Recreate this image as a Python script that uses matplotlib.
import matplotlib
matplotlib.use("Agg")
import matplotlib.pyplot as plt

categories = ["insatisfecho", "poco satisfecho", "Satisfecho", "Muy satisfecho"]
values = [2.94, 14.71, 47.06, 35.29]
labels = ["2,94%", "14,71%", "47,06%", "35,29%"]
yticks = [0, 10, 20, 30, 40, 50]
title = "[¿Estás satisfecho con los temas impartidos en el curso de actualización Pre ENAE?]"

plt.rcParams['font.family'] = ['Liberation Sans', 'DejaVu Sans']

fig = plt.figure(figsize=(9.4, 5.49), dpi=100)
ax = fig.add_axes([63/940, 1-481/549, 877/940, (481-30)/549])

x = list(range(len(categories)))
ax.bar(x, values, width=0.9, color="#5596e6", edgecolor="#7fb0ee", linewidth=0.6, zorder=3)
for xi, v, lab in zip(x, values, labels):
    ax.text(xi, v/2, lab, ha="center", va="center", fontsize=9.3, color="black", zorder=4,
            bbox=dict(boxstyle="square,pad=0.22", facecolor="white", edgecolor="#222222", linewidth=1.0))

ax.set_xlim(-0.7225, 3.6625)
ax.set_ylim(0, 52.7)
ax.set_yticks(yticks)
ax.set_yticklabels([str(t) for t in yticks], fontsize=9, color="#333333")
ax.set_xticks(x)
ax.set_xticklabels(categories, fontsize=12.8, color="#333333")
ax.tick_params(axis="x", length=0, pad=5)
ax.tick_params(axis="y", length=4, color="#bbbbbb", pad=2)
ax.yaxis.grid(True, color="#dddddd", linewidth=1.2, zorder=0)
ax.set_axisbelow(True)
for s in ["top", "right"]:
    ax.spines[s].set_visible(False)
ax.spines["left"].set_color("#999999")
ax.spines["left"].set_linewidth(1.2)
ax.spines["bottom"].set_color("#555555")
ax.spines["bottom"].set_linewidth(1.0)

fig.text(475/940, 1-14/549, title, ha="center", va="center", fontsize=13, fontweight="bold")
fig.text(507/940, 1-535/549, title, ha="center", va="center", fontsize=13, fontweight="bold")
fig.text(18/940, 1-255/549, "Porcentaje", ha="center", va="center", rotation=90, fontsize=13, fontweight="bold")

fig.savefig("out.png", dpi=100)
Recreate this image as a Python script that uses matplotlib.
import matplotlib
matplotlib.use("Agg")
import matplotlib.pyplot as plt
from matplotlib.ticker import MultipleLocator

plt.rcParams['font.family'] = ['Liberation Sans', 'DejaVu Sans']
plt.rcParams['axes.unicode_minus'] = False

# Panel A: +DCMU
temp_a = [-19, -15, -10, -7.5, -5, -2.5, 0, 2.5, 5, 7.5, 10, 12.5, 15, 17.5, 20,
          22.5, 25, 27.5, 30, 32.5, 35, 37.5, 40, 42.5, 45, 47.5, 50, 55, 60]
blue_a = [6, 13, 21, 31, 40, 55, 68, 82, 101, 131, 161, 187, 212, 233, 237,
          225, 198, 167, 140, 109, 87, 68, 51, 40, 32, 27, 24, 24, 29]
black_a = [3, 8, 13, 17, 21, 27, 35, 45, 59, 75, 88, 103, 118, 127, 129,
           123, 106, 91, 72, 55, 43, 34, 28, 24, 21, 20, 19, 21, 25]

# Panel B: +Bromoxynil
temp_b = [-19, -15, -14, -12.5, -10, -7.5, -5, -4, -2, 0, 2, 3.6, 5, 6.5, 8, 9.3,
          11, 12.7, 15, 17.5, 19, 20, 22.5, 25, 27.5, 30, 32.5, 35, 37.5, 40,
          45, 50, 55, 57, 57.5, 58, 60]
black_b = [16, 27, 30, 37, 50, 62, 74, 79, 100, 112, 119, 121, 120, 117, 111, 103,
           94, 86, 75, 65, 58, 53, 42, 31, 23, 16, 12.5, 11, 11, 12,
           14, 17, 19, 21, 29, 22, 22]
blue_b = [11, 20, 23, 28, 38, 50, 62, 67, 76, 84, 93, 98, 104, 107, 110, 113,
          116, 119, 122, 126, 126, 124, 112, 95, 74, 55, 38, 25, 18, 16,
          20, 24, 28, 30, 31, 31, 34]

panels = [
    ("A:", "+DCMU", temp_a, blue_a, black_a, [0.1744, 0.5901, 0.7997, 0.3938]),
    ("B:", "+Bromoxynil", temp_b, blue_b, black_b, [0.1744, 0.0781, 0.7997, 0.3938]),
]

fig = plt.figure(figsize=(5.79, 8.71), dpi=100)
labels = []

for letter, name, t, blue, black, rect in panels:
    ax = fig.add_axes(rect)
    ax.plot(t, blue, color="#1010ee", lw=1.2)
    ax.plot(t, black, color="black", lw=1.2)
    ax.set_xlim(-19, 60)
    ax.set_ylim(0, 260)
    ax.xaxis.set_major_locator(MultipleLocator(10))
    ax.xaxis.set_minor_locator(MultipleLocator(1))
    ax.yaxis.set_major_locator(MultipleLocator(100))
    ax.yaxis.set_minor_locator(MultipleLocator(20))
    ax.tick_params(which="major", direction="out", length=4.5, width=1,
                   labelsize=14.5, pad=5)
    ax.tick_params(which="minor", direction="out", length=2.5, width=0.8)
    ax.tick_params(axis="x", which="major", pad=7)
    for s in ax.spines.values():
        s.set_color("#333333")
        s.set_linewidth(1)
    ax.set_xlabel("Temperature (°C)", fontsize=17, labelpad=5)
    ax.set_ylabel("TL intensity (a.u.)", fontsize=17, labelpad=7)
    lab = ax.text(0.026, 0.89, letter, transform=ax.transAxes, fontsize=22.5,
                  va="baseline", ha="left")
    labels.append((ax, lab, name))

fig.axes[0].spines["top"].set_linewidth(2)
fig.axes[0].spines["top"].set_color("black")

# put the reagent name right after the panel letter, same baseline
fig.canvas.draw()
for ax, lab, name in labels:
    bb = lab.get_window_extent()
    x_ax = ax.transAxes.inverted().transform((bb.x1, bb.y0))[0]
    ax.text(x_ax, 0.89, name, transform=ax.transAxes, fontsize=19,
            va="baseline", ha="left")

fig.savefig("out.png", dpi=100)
--
◆ Your objective: Take the entries above and transcribe them exactly.

◆ Full response:
Recreate this image as a Python script that uses matplotlib.
import matplotlib
matplotlib.use("Agg")
import matplotlib.pyplot as plt

categories = ["insatisfecho", "poco satisfecho", "Satisfecho", "Muy satisfecho"]
values = [2.94, 14.71, 47.06, 35.29]
labels = ["2,94%", "14,71%", "47,06%", "35,29%"]
yticks = [0, 10, 20, 30, 40, 50]
title = "[¿Estás satisfecho con los temas impartidos en el curso de actualización Pre ENAE?]"

plt.rcParams['font.family'] = ['Liberation Sans', 'DejaVu Sans']

fig = plt.figure(figsize=(9.4, 5.49), dpi=100)
ax = fig.add_axes([63/940, 1-481/549, 877/940, (481-30)/549])

x = list(range(len(categories)))
ax.bar(x, values, width=0.9, color="#5596e6", edgecolor="#7fb0ee", linewidth=0.6, zorder=3)
for xi, v, lab in zip(x, values, labels):
    ax.text(xi, v/2, lab, ha="center", va="center", fontsize=9.3, color="black", zorder=4,
            bbox=dict(boxstyle="square,pad=0.22", facecolor="white", edgecolor="#222222", linewidth=1.0))

ax.set_xlim(-0.7225, 3.6625)
ax.set_ylim(0, 52.7)
ax.set_yticks(yticks)
ax.set_yticklabels([str(t) for t in yticks], fontsize=9, color="#333333")
ax.set_xticks(x)
ax.set_xticklabels(categories, fontsize=12.8, color="#333333")
ax.tick_params(axis="x", length=0, pad=5)
ax.tick_params(axis="y", length=4, color="#bbbbbb", pad=2)
ax.yaxis.grid(True, color="#dddddd", linewidth=1.2, zorder=0)
ax.set_axisbelow(True)
for s in ["top", "right"]:
    ax.spines[s].set_visible(False)
ax.spines["left"].set_color("#999999")
ax.spines["left"].set_linewidth(1.2)
ax.spines["bottom"].set_color("#555555")
ax.spines["bottom"].set_linewidth(1.0)

fig.text(475/940, 1-14/549, title, ha="center", va="center", fontsize=13, fontweight="bold")
fig.text(507/940, 1-535/549, title, ha="center", va="center", fontsize=13, fontweight="bold")
fig.text(18/940, 1-255/549, "Porcentaje", ha="center", va="center", rotation=90, fontsize=13, fontweight="bold")

fig.savefig("out.png", dpi=100)
Recreate this image as a Python script that uses matplotlib.
import matplotlib
matplotlib.use("Agg")
import matplotlib.pyplot as plt
from matplotlib.ticker import MultipleLocator

plt.rcParams['font.family'] = ['Liberation Sans', 'DejaVu Sans']
plt.rcParams['axes.unicode_minus'] = False

# Panel A: +DCMU
temp_a = [-19, -15, -10, -7.5, -5, -2.5, 0, 2.5, 5, 7.5, 10, 12.5, 15, 17.5, 20,
          22.5, 25, 27.5, 30, 32.5, 35, 37.5, 40, 42.5, 45, 47.5, 50, 55, 60]
blue_a = [6, 13, 21, 31, 40, 55, 68, 82, 101, 131, 161, 187, 212, 233, 237,
          225, 198, 167, 140, 109, 87, 68, 51, 40, 32, 27, 24, 24, 29]
black_a = [3, 8, 13, 17, 21, 27, 35, 45, 59, 75, 88, 103, 118, 127, 129,
           123, 106, 91, 72, 55, 43, 34, 28, 24, 21, 20, 19, 21, 25]

# Panel B: +Bromoxynil
temp_b = [-19, -15, -14, -12.5, -10, -7.5, -5, -4, -2, 0, 2, 3.6, 5, 6.5, 8, 9.3,
          11, 12.7, 15, 17.5, 19, 20, 22.5, 25, 27.5, 30, 32.5, 35, 37.5, 40,
          45, 50, 55, 57, 57.5, 58, 60]
black_b = [16, 27, 30, 37, 50, 62, 74, 79, 100, 112, 119, 121, 120, 117, 111, 103,
           94, 86, 75, 65, 58, 53, 42, 31, 23, 16, 12.5, 11, 11, 12,
           14, 17, 19, 21, 29, 22, 22]
blue_b = [11, 20, 23, 28, 38, 50, 62, 67, 76, 84, 93, 98, 104, 107, 110, 113,
          116, 119, 122, 126, 126, 124, 112, 95, 74, 55, 38, 25, 18, 16,
          20, 24, 28, 30, 31, 31, 34]

panels = [
    ("A:", "+DCMU", temp_a, blue_a, black_a, [0.1744, 0.5901, 0.7997, 0.3938]),
    ("B:", "+Bromoxynil", temp_b, blue_b, black_b, [0.1744, 0.0781, 0.7997, 0.3938]),
]

fig = plt.figure(figsize=(5.79, 8.71), dpi=100)
labels = []

for letter, name, t, blue, black, rect in panels:
    ax = fig.add_axes(rect)
    ax.plot(t, blue, color="#1010ee", lw=1.2)
    ax.plot(t, black, color="black", lw=1.2)
    ax.set_xlim(-19, 60)
    ax.set_ylim(0, 260)
    ax.xaxis.set_major_locator(MultipleLocator(10))
    ax.xaxis.set_minor_locator(MultipleLocator(1))
    ax.yaxis.set_major_locator(MultipleLocator(100))
    ax.yaxis.set_minor_locator(MultipleLocator(20))
    ax.tick_params(which="major", direction="out", length=4.5, width=1,
                   labelsize=14.5, pad=5)
    ax.tick_params(which="minor", direction="out", length=2.5, width=0.8)
    ax.tick_params(axis="x", which="major", pad=7)
    for s in ax.spines.values():
        s.set_color("#333333")
        s.set_linewidth(1)
    ax.set_xlabel("Temperature (°C)", fontsize=17, labelpad=5)
    ax.set_ylabel("TL intensity (a.u.)", fontsize=17, labelpad=7)
    lab = ax.text(0.026, 0.89, letter, transform=ax.transAxes, fontsize=22.5,
                  va="baseline", ha="left")
    labels.append((ax, lab, name))

fig.axes[0].spines["top"].set_linewidth(2)
fig.axes[0].spines["top"].set_color("black")

# put the reagent name right after the panel letter, same baseline
fig.canvas.draw()
for ax, lab, name in labels:
    bb = lab.get_window_extent()
    x_ax = ax.transAxes.inverted().transform((bb.x1, bb.y0))[0]
    ax.text(x_ax, 0.89, name, transform=ax.transAxes, fontsize=19,
            va="baseline", ha="left")

fig.savefig("out.png", dpi=100)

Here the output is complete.